* [WHAT YOU HAVE TO DO]:
Reproduce exactly, and nothing else, the lines from the one that contains "Clone this screenshot in HTML." through the one that contains "with lightning-fast ports</text>". Leave the pictures out.

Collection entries
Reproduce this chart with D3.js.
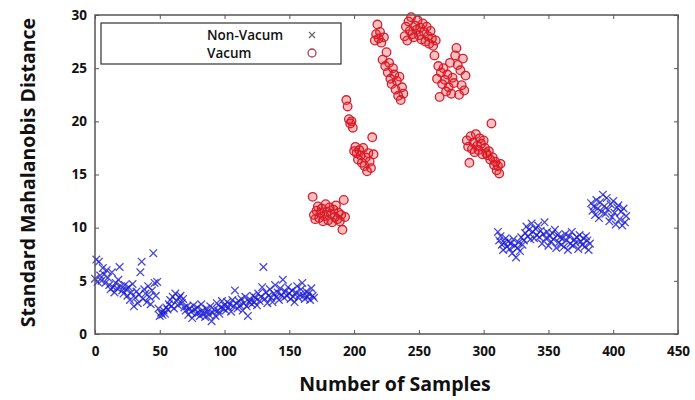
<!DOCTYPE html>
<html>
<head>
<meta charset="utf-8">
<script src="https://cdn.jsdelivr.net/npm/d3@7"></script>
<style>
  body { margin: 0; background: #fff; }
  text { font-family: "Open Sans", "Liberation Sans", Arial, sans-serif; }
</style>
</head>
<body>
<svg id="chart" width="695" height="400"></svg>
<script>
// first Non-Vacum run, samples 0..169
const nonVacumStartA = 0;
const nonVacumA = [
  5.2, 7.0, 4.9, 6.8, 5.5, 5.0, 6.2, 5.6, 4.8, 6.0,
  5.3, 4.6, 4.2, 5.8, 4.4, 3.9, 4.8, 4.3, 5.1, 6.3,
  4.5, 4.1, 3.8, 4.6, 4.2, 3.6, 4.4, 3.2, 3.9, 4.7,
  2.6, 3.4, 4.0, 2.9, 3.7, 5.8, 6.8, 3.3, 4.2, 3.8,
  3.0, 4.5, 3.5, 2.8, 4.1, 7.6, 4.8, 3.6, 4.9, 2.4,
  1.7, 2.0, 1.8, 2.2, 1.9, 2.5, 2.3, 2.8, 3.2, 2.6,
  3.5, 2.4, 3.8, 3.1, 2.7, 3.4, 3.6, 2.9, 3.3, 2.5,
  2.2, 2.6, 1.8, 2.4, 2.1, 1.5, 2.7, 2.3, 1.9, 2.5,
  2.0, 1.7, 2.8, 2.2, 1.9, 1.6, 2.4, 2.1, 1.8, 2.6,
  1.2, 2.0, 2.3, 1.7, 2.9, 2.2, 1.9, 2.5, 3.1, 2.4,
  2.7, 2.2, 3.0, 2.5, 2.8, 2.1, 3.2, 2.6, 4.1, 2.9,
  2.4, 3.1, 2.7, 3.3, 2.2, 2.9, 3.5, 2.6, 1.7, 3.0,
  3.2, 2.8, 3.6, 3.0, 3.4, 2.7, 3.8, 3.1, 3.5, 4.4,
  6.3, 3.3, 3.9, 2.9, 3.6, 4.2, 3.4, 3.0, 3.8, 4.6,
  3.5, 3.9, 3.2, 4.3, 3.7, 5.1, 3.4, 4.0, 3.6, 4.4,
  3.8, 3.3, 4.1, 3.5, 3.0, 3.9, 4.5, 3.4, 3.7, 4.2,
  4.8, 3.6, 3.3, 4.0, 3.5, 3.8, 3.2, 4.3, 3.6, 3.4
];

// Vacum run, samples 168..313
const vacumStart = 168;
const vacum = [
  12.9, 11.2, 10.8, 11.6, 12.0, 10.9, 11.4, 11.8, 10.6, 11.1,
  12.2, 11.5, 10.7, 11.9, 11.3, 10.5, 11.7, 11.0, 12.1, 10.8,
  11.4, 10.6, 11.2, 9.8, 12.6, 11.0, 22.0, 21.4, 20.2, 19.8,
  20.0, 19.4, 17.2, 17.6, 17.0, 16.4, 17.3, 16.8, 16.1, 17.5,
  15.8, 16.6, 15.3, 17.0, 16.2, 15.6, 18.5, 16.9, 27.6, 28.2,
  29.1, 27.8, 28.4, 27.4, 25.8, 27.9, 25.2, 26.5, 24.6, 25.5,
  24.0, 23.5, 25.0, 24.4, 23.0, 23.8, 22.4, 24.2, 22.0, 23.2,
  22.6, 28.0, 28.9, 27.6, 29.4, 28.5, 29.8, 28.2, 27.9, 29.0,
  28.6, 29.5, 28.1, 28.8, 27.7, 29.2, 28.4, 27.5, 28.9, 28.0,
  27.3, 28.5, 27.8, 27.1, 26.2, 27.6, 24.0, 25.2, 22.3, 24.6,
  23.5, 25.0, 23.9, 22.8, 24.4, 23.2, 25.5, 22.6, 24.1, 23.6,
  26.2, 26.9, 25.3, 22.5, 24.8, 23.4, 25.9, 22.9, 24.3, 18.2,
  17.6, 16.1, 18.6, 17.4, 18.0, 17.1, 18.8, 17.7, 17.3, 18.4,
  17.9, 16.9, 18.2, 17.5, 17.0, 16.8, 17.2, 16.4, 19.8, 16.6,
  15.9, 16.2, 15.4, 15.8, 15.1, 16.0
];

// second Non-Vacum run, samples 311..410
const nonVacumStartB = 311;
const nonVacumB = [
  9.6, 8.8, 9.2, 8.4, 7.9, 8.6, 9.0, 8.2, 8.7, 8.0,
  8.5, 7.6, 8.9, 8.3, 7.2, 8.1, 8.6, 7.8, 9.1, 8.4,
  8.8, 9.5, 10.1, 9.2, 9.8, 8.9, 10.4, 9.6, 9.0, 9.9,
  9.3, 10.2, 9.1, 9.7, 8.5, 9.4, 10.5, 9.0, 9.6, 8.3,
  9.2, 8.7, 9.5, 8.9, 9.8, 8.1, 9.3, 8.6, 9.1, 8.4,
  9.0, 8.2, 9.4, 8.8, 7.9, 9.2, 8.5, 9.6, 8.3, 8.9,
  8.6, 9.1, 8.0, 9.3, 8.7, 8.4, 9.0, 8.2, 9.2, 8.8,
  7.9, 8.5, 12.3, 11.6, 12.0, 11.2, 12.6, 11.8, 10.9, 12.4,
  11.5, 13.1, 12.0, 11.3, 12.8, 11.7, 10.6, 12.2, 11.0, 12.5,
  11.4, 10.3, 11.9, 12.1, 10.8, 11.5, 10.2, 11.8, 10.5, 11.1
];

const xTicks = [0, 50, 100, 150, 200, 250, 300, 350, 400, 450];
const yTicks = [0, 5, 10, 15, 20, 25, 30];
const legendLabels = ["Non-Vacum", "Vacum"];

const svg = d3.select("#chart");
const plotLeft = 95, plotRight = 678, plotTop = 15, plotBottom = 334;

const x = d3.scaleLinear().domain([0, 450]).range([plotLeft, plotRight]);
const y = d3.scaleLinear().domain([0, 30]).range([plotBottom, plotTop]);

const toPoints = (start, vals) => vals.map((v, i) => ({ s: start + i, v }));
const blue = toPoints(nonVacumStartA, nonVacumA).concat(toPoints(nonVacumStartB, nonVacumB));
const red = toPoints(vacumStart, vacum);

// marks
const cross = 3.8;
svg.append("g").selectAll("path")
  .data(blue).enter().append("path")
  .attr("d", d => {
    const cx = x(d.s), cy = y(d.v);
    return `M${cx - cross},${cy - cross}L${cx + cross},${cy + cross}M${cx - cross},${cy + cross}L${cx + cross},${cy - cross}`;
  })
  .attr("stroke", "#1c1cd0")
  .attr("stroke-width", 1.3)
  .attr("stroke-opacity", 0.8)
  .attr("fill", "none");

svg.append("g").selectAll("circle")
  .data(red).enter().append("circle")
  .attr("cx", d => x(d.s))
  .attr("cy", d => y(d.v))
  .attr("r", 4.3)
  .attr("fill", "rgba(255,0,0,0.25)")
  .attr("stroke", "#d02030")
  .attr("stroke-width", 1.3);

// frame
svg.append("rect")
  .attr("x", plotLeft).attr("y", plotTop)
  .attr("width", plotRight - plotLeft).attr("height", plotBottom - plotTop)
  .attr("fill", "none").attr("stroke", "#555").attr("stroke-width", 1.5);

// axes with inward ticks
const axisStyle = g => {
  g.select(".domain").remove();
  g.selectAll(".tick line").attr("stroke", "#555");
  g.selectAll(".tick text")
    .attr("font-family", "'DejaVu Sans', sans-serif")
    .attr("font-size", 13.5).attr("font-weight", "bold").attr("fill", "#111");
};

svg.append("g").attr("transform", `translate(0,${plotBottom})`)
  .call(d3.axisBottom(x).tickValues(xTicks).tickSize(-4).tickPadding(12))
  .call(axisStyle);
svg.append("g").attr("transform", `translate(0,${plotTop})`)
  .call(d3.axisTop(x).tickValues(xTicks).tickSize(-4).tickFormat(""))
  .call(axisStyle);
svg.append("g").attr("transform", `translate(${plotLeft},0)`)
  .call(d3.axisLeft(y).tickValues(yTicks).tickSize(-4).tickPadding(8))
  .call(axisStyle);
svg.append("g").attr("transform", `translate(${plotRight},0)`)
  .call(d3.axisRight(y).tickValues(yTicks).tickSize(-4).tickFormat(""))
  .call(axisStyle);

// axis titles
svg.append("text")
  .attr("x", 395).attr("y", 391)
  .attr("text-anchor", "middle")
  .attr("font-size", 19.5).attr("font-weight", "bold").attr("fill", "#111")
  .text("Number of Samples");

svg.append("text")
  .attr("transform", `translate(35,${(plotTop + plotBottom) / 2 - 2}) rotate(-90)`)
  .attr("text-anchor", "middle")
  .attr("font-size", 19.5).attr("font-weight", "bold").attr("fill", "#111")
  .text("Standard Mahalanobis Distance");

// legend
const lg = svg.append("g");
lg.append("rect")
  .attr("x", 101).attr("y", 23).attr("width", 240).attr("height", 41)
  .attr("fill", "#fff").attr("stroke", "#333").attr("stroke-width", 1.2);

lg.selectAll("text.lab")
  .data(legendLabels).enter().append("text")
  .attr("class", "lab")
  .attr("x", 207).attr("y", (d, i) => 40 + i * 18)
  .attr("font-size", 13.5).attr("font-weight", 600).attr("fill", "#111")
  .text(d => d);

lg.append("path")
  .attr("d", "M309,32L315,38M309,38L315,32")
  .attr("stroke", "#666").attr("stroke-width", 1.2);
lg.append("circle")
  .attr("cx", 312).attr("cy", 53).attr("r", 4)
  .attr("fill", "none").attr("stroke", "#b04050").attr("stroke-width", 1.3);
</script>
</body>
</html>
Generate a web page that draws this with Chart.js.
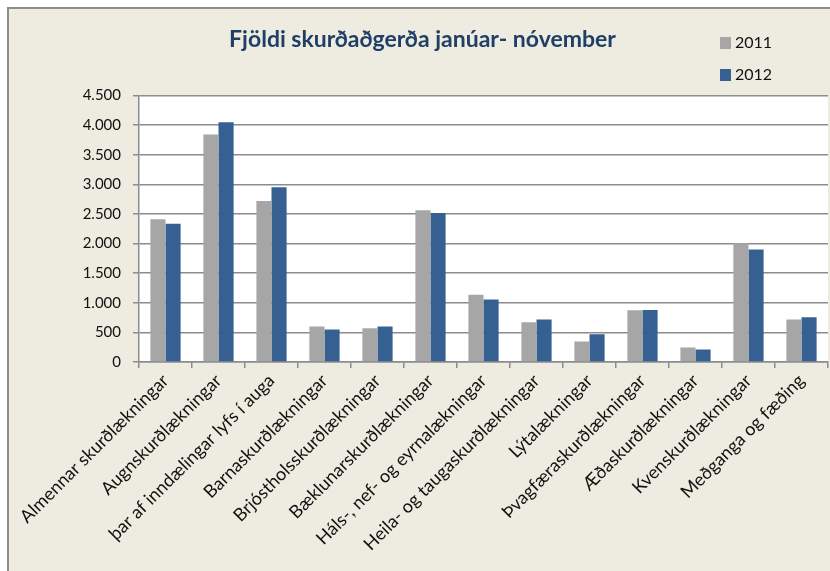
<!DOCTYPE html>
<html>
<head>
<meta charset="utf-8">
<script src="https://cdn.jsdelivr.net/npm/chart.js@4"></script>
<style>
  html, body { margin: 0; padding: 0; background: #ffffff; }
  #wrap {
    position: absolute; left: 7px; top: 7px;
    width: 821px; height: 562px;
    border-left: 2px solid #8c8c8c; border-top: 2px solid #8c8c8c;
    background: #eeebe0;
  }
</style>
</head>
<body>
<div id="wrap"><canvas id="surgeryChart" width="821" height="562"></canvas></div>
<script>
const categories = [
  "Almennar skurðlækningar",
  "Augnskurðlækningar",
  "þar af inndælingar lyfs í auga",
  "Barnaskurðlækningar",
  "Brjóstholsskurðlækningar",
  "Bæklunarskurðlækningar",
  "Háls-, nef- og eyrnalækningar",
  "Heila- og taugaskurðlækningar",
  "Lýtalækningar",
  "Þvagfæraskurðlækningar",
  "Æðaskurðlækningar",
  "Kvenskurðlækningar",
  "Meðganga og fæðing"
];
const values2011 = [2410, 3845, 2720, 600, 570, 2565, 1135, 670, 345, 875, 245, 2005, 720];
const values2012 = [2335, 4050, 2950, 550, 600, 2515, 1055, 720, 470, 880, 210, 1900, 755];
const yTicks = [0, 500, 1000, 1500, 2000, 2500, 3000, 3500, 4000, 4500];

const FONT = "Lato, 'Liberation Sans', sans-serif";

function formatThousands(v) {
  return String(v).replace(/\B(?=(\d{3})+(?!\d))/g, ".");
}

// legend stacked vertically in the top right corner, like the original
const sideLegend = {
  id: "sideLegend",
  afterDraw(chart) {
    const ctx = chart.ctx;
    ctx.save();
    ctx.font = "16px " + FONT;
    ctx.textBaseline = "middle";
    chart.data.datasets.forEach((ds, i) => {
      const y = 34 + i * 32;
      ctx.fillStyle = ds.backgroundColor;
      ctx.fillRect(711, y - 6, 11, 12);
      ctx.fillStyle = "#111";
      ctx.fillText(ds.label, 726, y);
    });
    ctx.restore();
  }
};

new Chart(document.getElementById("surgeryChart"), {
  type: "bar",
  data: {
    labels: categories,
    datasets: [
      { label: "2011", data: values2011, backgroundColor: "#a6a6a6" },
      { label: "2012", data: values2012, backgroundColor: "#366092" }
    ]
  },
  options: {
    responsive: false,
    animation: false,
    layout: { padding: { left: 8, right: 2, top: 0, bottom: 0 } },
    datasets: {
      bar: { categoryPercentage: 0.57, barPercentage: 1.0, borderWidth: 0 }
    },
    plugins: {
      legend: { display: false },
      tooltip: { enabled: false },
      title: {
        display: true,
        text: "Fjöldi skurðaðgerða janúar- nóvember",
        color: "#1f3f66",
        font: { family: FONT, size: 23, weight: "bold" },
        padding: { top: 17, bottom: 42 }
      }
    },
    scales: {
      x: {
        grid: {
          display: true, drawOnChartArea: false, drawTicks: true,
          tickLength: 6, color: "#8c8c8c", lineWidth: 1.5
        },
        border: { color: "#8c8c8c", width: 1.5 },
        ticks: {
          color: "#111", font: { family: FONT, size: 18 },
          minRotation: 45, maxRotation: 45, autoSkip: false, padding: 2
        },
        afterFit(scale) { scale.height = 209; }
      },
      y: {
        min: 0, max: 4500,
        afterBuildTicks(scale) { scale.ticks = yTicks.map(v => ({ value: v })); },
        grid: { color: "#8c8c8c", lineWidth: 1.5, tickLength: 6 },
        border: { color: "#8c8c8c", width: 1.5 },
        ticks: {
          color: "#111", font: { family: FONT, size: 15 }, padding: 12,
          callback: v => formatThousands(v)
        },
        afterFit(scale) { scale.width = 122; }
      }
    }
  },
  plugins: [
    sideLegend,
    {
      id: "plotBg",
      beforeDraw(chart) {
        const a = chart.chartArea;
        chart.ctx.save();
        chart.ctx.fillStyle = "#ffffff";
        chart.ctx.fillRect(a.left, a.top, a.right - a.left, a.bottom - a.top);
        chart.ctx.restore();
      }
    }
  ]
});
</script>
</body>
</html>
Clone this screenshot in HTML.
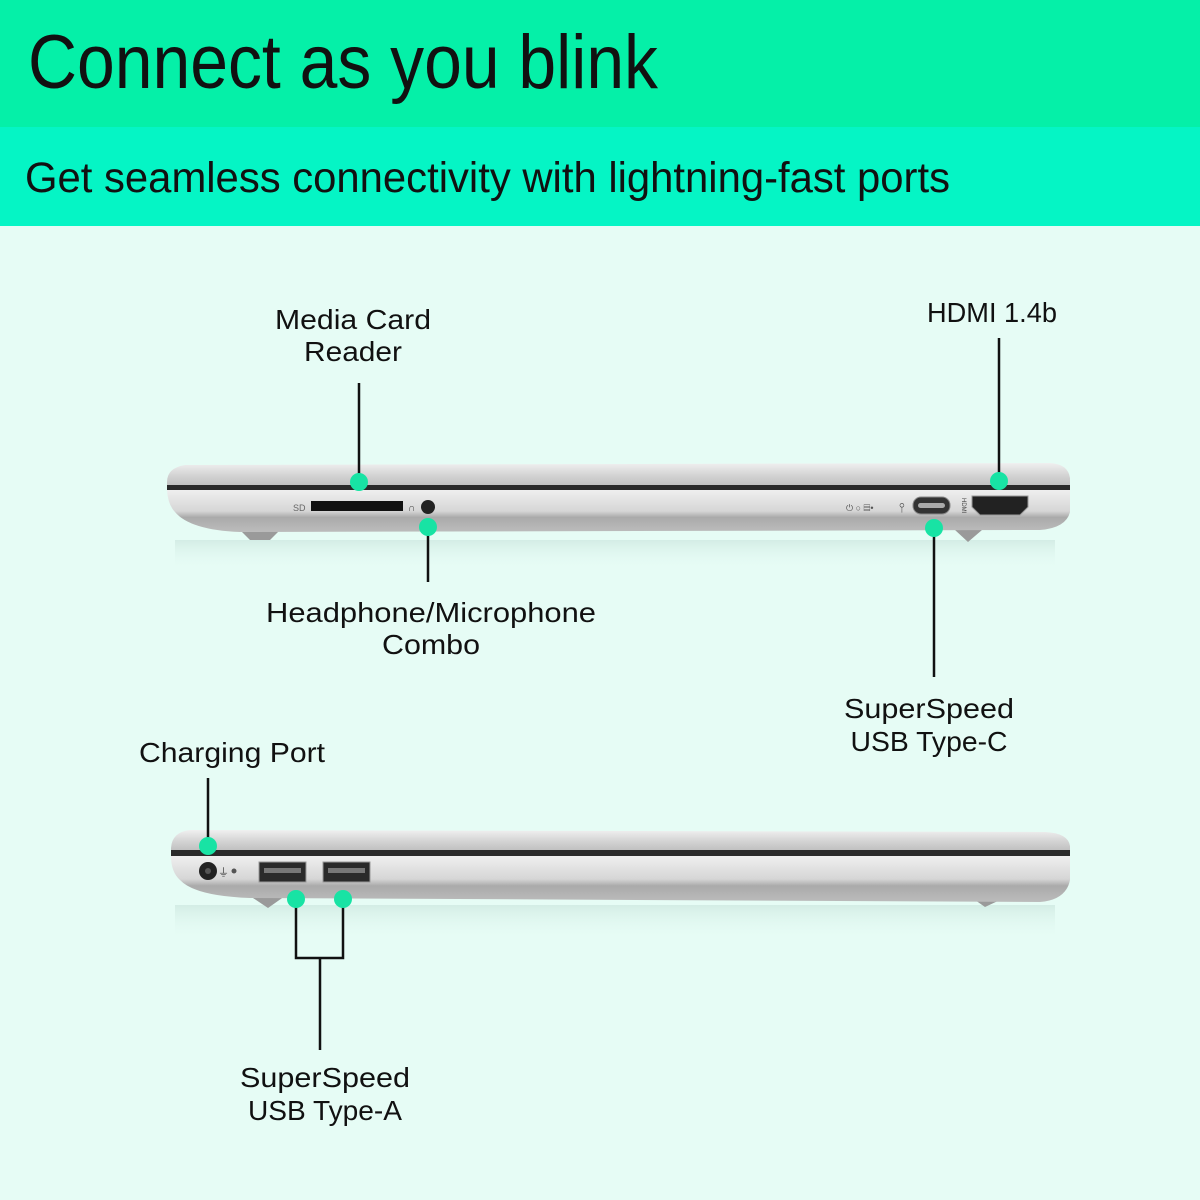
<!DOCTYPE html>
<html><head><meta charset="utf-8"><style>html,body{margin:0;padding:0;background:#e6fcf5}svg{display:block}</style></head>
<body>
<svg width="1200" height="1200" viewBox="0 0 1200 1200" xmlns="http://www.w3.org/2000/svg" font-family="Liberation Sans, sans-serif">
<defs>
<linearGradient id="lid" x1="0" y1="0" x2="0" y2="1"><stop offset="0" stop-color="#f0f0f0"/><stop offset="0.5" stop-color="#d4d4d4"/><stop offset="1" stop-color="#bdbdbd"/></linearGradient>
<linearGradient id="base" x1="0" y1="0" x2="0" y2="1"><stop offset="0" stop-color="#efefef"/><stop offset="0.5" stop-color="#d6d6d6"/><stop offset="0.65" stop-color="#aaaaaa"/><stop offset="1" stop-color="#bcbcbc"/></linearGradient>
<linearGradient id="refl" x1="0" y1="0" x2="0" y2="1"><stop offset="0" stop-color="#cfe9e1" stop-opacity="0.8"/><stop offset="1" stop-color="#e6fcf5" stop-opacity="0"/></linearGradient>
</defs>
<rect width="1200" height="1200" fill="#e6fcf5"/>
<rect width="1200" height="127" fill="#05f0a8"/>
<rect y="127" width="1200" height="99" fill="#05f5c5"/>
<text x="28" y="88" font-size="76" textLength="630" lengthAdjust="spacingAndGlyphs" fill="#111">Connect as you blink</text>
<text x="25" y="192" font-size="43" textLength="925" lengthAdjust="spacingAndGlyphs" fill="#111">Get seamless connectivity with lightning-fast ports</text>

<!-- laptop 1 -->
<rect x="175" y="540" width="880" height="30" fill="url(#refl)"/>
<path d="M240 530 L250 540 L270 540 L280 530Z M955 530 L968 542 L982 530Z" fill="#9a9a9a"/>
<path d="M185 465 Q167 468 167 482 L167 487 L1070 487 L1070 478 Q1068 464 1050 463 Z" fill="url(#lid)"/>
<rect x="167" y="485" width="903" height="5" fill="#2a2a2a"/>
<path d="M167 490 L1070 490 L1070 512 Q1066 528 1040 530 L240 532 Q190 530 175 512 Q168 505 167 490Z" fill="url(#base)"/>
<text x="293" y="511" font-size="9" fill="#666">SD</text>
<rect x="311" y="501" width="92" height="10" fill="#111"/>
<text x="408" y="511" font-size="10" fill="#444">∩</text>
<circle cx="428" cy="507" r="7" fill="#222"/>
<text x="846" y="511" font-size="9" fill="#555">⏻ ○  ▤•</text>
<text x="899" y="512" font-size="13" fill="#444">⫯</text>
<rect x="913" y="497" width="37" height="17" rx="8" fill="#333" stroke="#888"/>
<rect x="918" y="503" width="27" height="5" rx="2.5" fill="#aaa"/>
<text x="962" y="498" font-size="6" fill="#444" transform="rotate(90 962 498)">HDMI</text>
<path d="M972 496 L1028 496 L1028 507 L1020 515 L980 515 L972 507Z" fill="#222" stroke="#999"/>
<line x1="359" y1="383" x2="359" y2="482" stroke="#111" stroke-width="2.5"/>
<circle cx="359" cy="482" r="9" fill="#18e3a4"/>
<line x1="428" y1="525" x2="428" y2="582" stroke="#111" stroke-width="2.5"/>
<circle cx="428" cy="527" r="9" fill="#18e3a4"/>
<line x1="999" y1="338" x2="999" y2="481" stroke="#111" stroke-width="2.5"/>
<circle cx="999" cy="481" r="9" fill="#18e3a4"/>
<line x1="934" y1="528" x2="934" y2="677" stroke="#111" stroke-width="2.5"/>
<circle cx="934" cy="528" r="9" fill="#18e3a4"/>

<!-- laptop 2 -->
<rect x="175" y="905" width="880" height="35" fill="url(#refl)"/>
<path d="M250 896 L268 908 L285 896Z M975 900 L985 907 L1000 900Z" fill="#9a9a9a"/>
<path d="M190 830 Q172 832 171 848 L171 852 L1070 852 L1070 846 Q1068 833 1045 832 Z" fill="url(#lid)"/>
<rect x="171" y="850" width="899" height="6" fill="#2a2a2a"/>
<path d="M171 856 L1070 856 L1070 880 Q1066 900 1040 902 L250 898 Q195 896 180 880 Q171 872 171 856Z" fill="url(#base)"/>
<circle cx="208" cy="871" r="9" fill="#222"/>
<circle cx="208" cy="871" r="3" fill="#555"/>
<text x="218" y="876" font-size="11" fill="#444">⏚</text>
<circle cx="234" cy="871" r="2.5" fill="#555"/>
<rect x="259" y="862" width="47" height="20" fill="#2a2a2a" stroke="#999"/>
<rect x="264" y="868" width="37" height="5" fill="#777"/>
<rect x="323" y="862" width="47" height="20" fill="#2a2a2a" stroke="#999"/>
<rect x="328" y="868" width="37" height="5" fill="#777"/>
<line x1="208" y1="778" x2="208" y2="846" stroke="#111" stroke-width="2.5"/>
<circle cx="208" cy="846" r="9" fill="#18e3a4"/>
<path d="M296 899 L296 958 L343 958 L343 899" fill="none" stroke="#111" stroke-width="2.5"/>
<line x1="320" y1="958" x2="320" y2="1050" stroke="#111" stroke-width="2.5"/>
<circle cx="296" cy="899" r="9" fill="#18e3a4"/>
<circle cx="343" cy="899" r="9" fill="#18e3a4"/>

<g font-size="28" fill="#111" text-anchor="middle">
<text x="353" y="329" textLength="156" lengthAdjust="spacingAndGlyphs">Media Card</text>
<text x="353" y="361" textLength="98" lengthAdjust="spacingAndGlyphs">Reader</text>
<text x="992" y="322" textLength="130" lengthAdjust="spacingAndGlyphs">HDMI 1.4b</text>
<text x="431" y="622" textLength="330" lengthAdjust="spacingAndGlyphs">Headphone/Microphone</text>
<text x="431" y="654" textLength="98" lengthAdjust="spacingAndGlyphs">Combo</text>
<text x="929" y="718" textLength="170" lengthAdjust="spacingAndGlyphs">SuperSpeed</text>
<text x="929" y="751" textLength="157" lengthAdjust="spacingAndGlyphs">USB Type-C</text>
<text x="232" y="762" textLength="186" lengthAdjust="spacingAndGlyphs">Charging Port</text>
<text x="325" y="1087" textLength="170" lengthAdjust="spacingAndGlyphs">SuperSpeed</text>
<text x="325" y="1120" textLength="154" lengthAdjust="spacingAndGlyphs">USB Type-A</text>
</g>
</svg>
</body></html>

* [FINISHED TASK]:
Clone this screenshot in HTML.
<!DOCTYPE html>
<html><head><meta charset="utf-8"><style>html,body{margin:0;padding:0;background:#e6fcf5}svg{display:block}</style></head>
<body>
<svg width="1200" height="1200" viewBox="0 0 1200 1200" xmlns="http://www.w3.org/2000/svg" font-family="Liberation Sans, sans-serif">
<defs>
<linearGradient id="lid" x1="0" y1="0" x2="0" y2="1"><stop offset="0" stop-color="#f0f0f0"/><stop offset="0.5" stop-color="#d4d4d4"/><stop offset="1" stop-color="#bdbdbd"/></linearGradient>
<linearGradient id="base" x1="0" y1="0" x2="0" y2="1"><stop offset="0" stop-color="#efefef"/><stop offset="0.5" stop-color="#d6d6d6"/><stop offset="0.65" stop-color="#aaaaaa"/><stop offset="1" stop-color="#bcbcbc"/></linearGradient>
<linearGradient id="refl" x1="0" y1="0" x2="0" y2="1"><stop offset="0" stop-color="#cfe9e1" stop-opacity="0.8"/><stop offset="1" stop-color="#e6fcf5" stop-opacity="0"/></linearGradient>
</defs>
<rect width="1200" height="1200" fill="#e6fcf5"/>
<rect width="1200" height="127" fill="#05f0a8"/>
<rect y="127" width="1200" height="99" fill="#05f5c5"/>
<text x="28" y="88" font-size="76" textLength="630" lengthAdjust="spacingAndGlyphs" fill="#111">Connect as you blink</text>
<text x="25" y="192" font-size="43" textLength="925" lengthAdjust="spacingAndGlyphs" fill="#111">Get seamless connectivity with lightning-fast ports</text>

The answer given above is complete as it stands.